From left to right, Joint Task Force Katrina Lt. General Russel L. Honore, U.S. President George W. Bush, New Orleans, LA, Mayor Ray Nagin, September 2005. Source: http://cache.daylife.com/imageserve/08PX2Zt0j842Q/610x.jpg; accessed May 10 2009.

 

Lt. Gen. Russel L. Honore (U.S. Army, Ret.). Source: http://i2.cdn.turner.com/cnn/2008/US/weather/09/01/honore.gustav/art.ltgen.honore.jpg; accessed May 10, 2009.

These recountings are a tiny sampling from Honore’s book. Reading the history of his childhood as a Creole African-American (he is not Cajun) and his professional military career is to capture a glimpse of rich, nuanced American cultures that many of us are not otherwise privy. His theories on training to simulate defeat, rather than success, are mind-bending. His insight that people of New Orleans normally exaggerate about things helps explain why police officials in New Orleans used unfortunate words, such as “sniper,” when they really meant that someone thought they heard something that sounded like gunshots. Honore is on to the subtleties of language in the context of uncertainty. The word “sniper” has a keen emotional effect on people, even during the calmest of times. 

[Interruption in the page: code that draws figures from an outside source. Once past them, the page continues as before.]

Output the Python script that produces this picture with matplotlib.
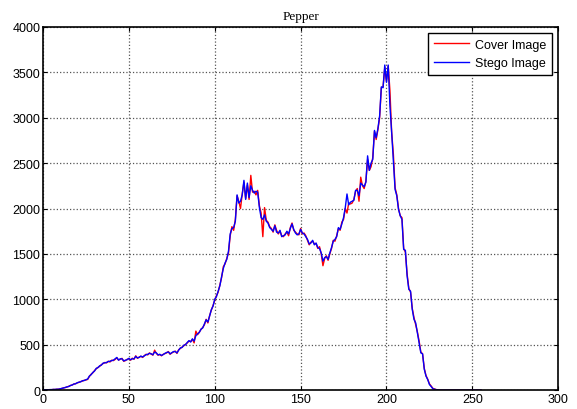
import matplotlib
matplotlib.use("Agg")
import matplotlib.pyplot as plt
import numpy as np

# grey level 0..255
levels = np.arange(256)

cover = [5, 3, 4, 2, 6, 4, 8, 6, 10, 9,
         15, 18, 25, 28, 35, 42, 50, 58, 66, 72,
         80, 86, 95, 100, 108, 112, 118, 150, 175, 190,
         215, 235, 250, 262, 280, 292, 305, 300, 318, 310,
         330, 325, 338, 355, 332, 340, 350, 318, 325, 340,
         345, 330, 352, 340, 378, 350, 365, 372, 360, 380,
         395, 388, 410, 398, 385, 440, 405, 385, 392, 378,
         395, 402, 410, 425, 395, 410, 420, 430, 405, 445,
         460, 475, 488, 505, 520, 540, 535, 560, 520, 650,
         610, 640, 668, 690, 720, 780, 740, 820, 880, 930,
         990, 1040, 1080, 1160, 1240, 1360, 1390, 1450, 1510, 1700,
         1800, 1760, 1880, 2140, 2080, 2000, 2160, 2290, 2110, 2260,
         2100, 2365, 2180, 2190, 2150, 2200, 2030, 1950, 1690, 2010,
         1870, 1850, 1800, 1780, 1740, 1820, 1760, 1720, 1750, 1700,
         1690, 1720, 1740, 1700, 1790, 1840, 1760, 1740, 1720, 1710,
         1780, 1720, 1730, 1700, 1650, 1600, 1630, 1640, 1610, 1615,
         1560, 1580, 1500, 1370, 1450, 1480, 1430, 1500, 1560, 1650,
         1640, 1700, 1780, 1760, 1850, 1880, 2000, 1950, 2060, 2050,
         2060, 2100, 2190, 2220, 2080, 2345, 2250, 2220, 2300, 2540,
         2420, 2460, 2560, 2850, 2760, 2870, 3000, 3330, 3340, 3550,
         3400, 3570, 3300, 2840, 2600, 2230, 2150, 2000, 1920, 1900,
         1560, 1520, 1280, 1120, 1080, 900, 800, 720, 640, 540,
         420, 400, 240, 160, 120, 70, 45, 20, 12, 6,
         3, 0, 0, 0, 0, 0, 0, 0, 0, 0,
         0, 0, 0, 0, 0, 0, 0, 0, 0, 0,
         0, 0, 0, 0, 0, 0]

stego = [3, 5, 3, 4, 5, 6, 7, 8, 9, 11,
         14, 20, 24, 30, 36, 40, 52, 56, 68, 70,
         82, 88, 92, 104, 106, 115, 122, 155, 170, 195,
         210, 240, 248, 268, 276, 298, 300, 305, 315, 318,
         325, 330, 345, 360, 330, 345, 345, 322, 330, 335,
         350, 335, 345, 345, 372, 355, 360, 375, 365, 378,
         390, 395, 405, 400, 390, 420, 410, 388, 395, 382,
         392, 405, 415, 420, 400, 412, 425, 425, 410, 440,
         465, 470, 495, 500, 525, 545, 530, 565, 540, 600,
         620, 635, 672, 685, 730, 775, 750, 815, 885, 925,
         1000, 1030, 1090, 1150, 1250, 1340, 1400, 1440, 1530, 1720,
         1780, 1790, 1860, 2150, 2060, 2080, 2150, 2310, 2100, 2280,
         2120, 2250, 2200, 2170, 2190, 2180, 2010, 1900, 1880, 1930,
         1860, 1840, 1790, 1770, 1750, 1810, 1740, 1730, 1760, 1690,
         1700, 1710, 1750, 1720, 1780, 1830, 1770, 1730, 1710, 1720,
         1770, 1730, 1720, 1690, 1660, 1610, 1620, 1650, 1600, 1620,
         1570, 1560, 1510, 1420, 1460, 1470, 1440, 1510, 1570, 1640,
         1660, 1690, 1790, 1770, 1830, 1900, 2010, 2160, 2040, 2070,
         2080, 2090, 2200, 2200, 2140, 2280, 2260, 2240, 2290, 2580,
         2420, 2500, 2540, 2860, 2780, 2880, 3020, 3340, 3330, 3580,
         3390, 3580, 3130, 2840, 2520, 2210, 2140, 1990, 1920, 1880,
         1550, 1540, 1260, 1110, 1090, 890, 780, 740, 630, 520,
         410, 400, 230, 155, 117, 62, 40, 15, 10, 5,
         2, 0, 0, 0, 0, 0, 0, 0, 0, 0,
         0, 0, 0, 0, 0, 0, 0, 0, 0, 0,
         0, 0, 0, 0, 0, 0]

fig = plt.figure(figsize=(5.77, 4.10), dpi=100)
ax = fig.add_axes([0.0745, 0.046, 0.893, 0.886])

ax.plot(levels, cover, color="#ff0000", lw=1.0, label="Cover Image")
ax.plot(levels, stego, color="#0000ff", lw=1.0, label="Stego Image")

ax.set_xlim(0, 300)
ax.set_ylim(0, 4000)
ax.set_xticks(np.arange(0, 301, 50))
ax.set_yticks(np.arange(0, 4001, 500))
ax.tick_params(direction="in", top=True, right=True, labelsize=9, length=3,
               pad=2)
for lab in ax.get_xticklabels() + ax.get_yticklabels():
    lab.set_family("Liberation Sans")
for s in ax.spines.values():
    s.set_linewidth(1.2)
ax.grid(True, color="#555555", linestyle=":", linewidth=0.9)

ax.set_title("Pepper", fontsize=9.5, family="Liberation Serif", pad=6)

leg = ax.legend(loc="upper right", fancybox=False,
                framealpha=1, edgecolor="black", borderaxespad=0.5,
                handlelength=2.8, borderpad=0.45, labelspacing=0.5,
                handletextpad=0.5,
                prop={"family": "Liberation Sans", "size": 9})
leg.get_frame().set_linewidth(1.0)

fig.savefig("out.png", dpi=100)
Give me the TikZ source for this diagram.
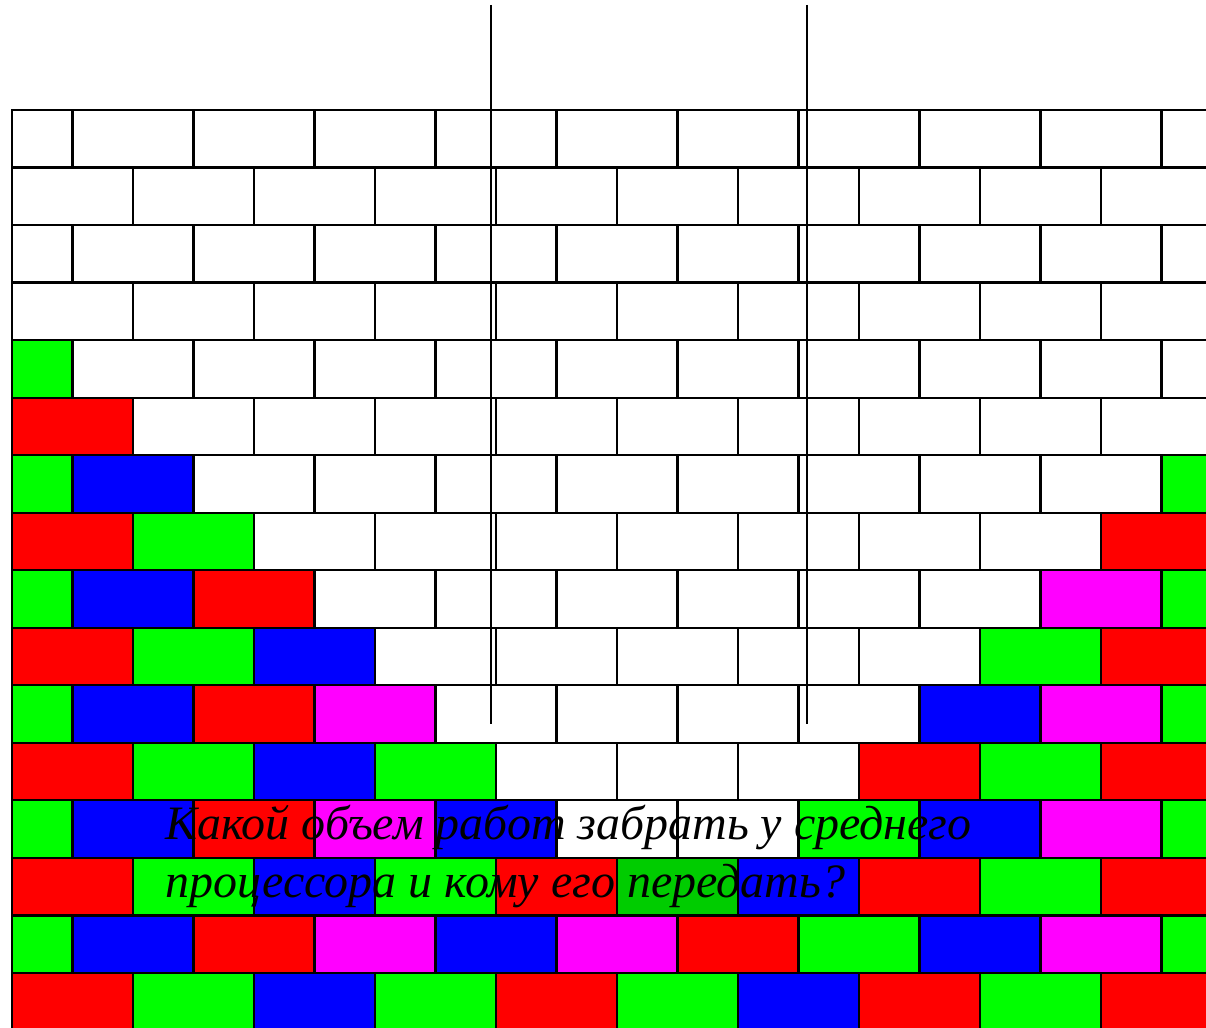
\documentclass[tikz,border=0pt]{standalone}
\usepackage{fontspec}
\setmainfont{Liberation Serif}
\usetikzlibrary{positioning}
\definecolor{brickW}{RGB}{255,255,255}
\definecolor{brickG}{RGB}{0,255,0}
\definecolor{brickD}{RGB}{0,204,0}
\definecolor{brickR}{RGB}{255,0,0}
\definecolor{brickB}{RGB}{0,0,255}
\definecolor{brickM}{RGB}{255,0,255}
\begin{document}
\begin{tikzpicture}[x=0.02cm, y=-0.02cm,
    brick/.style={draw=black, line width=0.045cm},
    cut/.style={black, line width=0.032cm},
    question/.style={font=\fontsize{27.3}{33}\selectfont\itshape, anchor=base west, inner sep=0pt},
  ]
  \useasboundingbox (0,0) rectangle (1206,1027);
  \clip (0,0) rectangle (1206,1027);
  % wall, row by row from the top (even-numbered rows start with a half brick)
  \foreach \row [count=\i from 0] in {
      {W,W,W,W,W,W,W,W,W,W,W},
      {W,W,W,W,W,W,W,W,W,W},
      {W,W,W,W,W,W,W,W,W,W,W},
      {W,W,W,W,W,W,W,W,W,W},
      {G,W,W,W,W,W,W,W,W,W,W},
      {R,W,W,W,W,W,W,W,W,W},
      {G,B,W,W,W,W,W,W,W,W,G},
      {R,G,W,W,W,W,W,W,W,R},
      {G,B,R,W,W,W,W,W,W,M,G},
      {R,G,B,W,W,W,W,W,G,R},
      {G,B,R,M,W,W,W,W,B,M,G},
      {R,G,B,G,W,W,W,R,G,R},
      {G,B,R,M,B,W,W,G,B,M,G},
      {R,G,B,G,R,D,B,R,G,R},
      {G,B,R,M,B,M,R,G,B,M,G},
      {R,G,B,G,R,G,B,R,G,R}}{
    \pgfmathsetmacro\ytop{110+\i*57.53}
    \pgfmathsetmacro\off{isodd(\i) ? 12 : -48.5}
    \foreach \c [count=\k from 0] in \row {
      \pgfmathsetmacro\xl{max(12,\off+\k*121)}
      \pgfmathsetmacro\xr{\off+(\k+1)*121}
      \filldraw[brick, fill=brick\c] (\xl,\ytop) rectangle (\xr,\ytop+57.53);
    }
  }
  % the two cuts through the wall
  \draw[cut] (491,5) -- (491,724);
  \draw[cut] (807,5) -- (807,724);
  % question
  \node[question] (q1) at (165,839) {Какой объем работ забрать у среднего};
  \node[question] (q2) at (165,897) {процессора и кому его передать?};
\end{tikzpicture}
\end{document}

Honore recalls a friend once telling him, “Honore, you’re not very good at writing.” “I know,” Honore replied, “but I can communicate.” This book is more evidence of his remarkable gift.

Russel Honore’s Survival is a gem and should be required reading for all emergency management, public health, journalism, communications, American history, black studies, political science, sociology, economics, geography, public policy, public administration, law enforcement, fire management, teaching, and business diploma and degree programs.